Things Congress Does When We're Not Looking
By the time Saturday ended, the House and Senate had both voted to approve the Protect America Act of 2007. With that vote, the Democrat-majority Congress basically ran the U.S. Constitution through a shredder.
The Protect America Act of 2007 changes the FISA laws put into place in 1978 to keep things like Watergate from ever happening again. What PAA does is give the NSA and the White House carte blanche to spy on American citizens. This makes legal Bu$h's wiretapping scheme that the NSA has been conducting for several years now illegally. They are now able to listen to any telephone call made between anyone in the U.S. and anyone abroad if they think there might be some foreign intelligence that may be gained from the wiretap. The bill says nothing about "terrorism" and it takes the FISA court out of the loop. The only two folks that have to give their ok in these matters now are Attorney General Alberto Gonzales and Director of National Intelligence Mike McConnell.
Here - read it for yourself in the Boston Globe:
First, the law requires telecommunications companies to make their facilities available for government wiretaps, and it grants them immunity from lawsuits for complying. Under the old program, such companies participated only voluntarily -- and some were sued for allegedly violating their customers' privacy.
Second, Bush has said his original surveillance program was restricted to calls and e-mails involving a suspected terrorist, but the new law has no such limit.
Instead, it allows executive-branch agencies to conduct oversight-free surveillance of all international calls and e-mails, including those with Americans on the line, with the sole requirement that the intelligence-gathering is "directed at a person reasonably believed to be located outside the United States." There is no requirement that either caller be a suspected terrorist, spy, or criminal.
The law requires the government to delete any American's private information that it picks up, but it contains an exception allowing agents to maintain files of information about an American that has foreign intelligence value or that may be evidence of a crime.

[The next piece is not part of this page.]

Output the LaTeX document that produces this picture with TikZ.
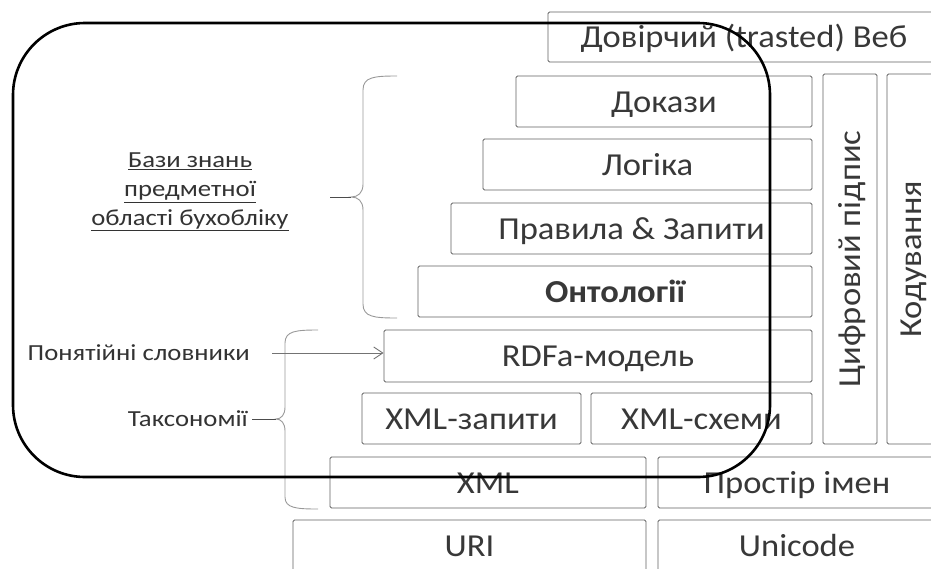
\documentclass[tikz,border=0pt]{standalone}
\usepackage{fontspec}
\setmainfont{Carlito}
\newfontfamily\boxfam[FakeStretch=1.08]{Carlito}
\newfontfamily\lblfam[FakeStretch=1.16]{Carlito}
\usetikzlibrary{arrows.meta}
\newcommand\boxfont{\boxfam\fontsize{32}{38}\selectfont}
\newcommand\lblfont{\lblfam\fontsize{23}{29}\selectfont}
\begin{document}
\begin{tikzpicture}[x=1pt,y=-1pt,
  box/.style={draw=black!62, line width=0.9pt, rounded corners=1.5pt, fill=white,
              text=black!78, font=\boxfont, inner sep=0pt, anchor=center,
              text height=21pt, text depth=0pt},
  lbl/.style={text=black!80, font=\lblfont, inner sep=0pt},
  bracec/.style={draw=black!40, line width=0.9pt},
  leader/.style={draw=black!70, line width=0.9pt},
  arrowc/.style={draw=black!55, line width=0.9pt, -{Straight Barb[length=9pt,width=12pt]}},
  frame/.style={draw=black, line width=2.6pt, rounded corners=72pt}
]
\useasboundingbox (0,0) rectangle (931,568);

% layer boxes
\node[box, minimum width=392pt, minimum height=50pt] (trust) at (744,37) {Довірчий (trasted) Веб};
\node[box, minimum width=296pt, minimum height=51pt] (dokazy) at (664,101.5) {Докази};
\node[box, minimum width=329pt, minimum height=51pt] (logika) at (647.5,164.5) {Логіка};
\node[box, minimum width=361pt, minimum height=51pt] (pravyla) at (631.5,228.5) {Правила \& Запити};
\node[box, minimum width=394pt, minimum height=51pt] (onto) at (615,291.5) {\bfseries Онтології};
\node[box, minimum width=428pt, minimum height=52pt] (rdfa) at (598,356) {RDFa-модель};
\node[box, minimum width=219pt, minimum height=51pt] (xmlq) at (471.5,418.5) {XML-запити};
\node[box, minimum width=221pt, minimum height=51pt] (xmls) at (701.5,418.5) {XML-схеми};
\node[box, rotate=90, minimum width=370pt, minimum height=54pt, text height=20pt] (cyfr) at (850,259) {Цифровий підпис};
\node[box, rotate=90, minimum width=370pt, minimum height=52pt, text height=17pt] (kod) at (913,259) {Кодування};
\node[box, minimum width=316pt, minimum height=51pt] (xml) at (488,482.5) {XML};
\node[box, minimum width=278pt, minimum height=51pt] (prost) at (797,482.5) {Простір імен};
\node[box, minimum width=353pt, minimum height=51pt] (uri) at (469.5,545.5) {URI};
\node[box, minimum width=278pt, minimum height=51pt] (unic) at (797,545.5) {Unicode};

% labels
\node[lbl, align=center] (bazy) at (190,192)
  {\underline{Бази знань}\\ \underline{предметної}\\ \underline{області бухобліку}};
\node[lbl, anchor=east] (ponyat) at (250,353) {Понятійні словники};
\node[lbl, anchor=east] (taks) at (248,419) {Таксономії};

% braces
\coordinate (tipA) at (351,197);
\coordinate (tipB) at (276,419);
\draw[bracec] (397,76) .. controls (374,76) and (363,77) .. (363,90) -- (363,184)
  .. controls (363,193) and (358,197) .. (tipA)
  .. controls (358,197) and (363,201) .. (363,210) -- (363,304)
  .. controls (363,317) and (374,318) .. (397,318);
\draw[bracec] (318,330) .. controls (296,330) and (285,331) .. (285,343) -- (285,407)
  .. controls (285,415) and (281,419) .. (tipB)
  .. controls (281,419) and (285,423) .. (285,431) -- (285,497)
  .. controls (285,508) and (296,509) .. (318,509);

% leaders and arrow
\coordinate (bazyend) at (330,197);
\draw[leader] (bazyend) -- (tipA);
\draw[leader, shorten <=4pt] (taks.east) -- (tipB);
\coordinate (arrstart) at (272,353);
\draw[arrowc] (arrstart) -- (arrstart -| rdfa.west);

% big rounded frame
\draw[frame] (13,23) rectangle (770,477);
\end{tikzpicture}
\end{document}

As a check against abuse, the law requires Attorney General Alberto Gonzales and Michael McConnell, director of national intelligence, to design procedures for the program and to submit them for review by a secret national security court that normally approves warrant applications for intelligence-related wiretapping on US soil.
...
The House of Representatives passed the bill late Saturday, following the Senate's approval on Friday night. In both chambers, Republicans voted overwhelmingly for the bill and were joined by enough Democrats to make a majority. It passed 60 to 28 in the Senate with 16 Democrats in favor, and 227 to 183 in the House, with 41 Democrats in favor.
You can see the list of how Representatives voted here and how Senators voted here.
So the next time my friend DixiePeach and I chat over the phone, the NSA will probably be listening. Why? Because Dix lives in Germany and one could assume that all our talking about knitting could just be coded messages that could jeopardize our foreign intelligence.
I have to tell y'all that when I heard this news today I was almost physically sick. This Congress betrayed the American people and allowed, no HELPED, the Bu$h administration take one giant step toward fascism, not that they needed any help. The Democrats actually had a bill of their own that allowed some wiretapping with checks and balances in place but they didn't drag that one out. No, instead they passed the one written by the White House and gave them more latitude than they originally asked for. I am so angry at the Democrats who went along with this. Believe me, Senator Mary Landrieu's office will be getting a phone call and a piece of my mind during my morning commute tomorrow. It will be a cold day in hell before I vote for her again. In fact, I'll work very hard with any Democrat that opposes her next term.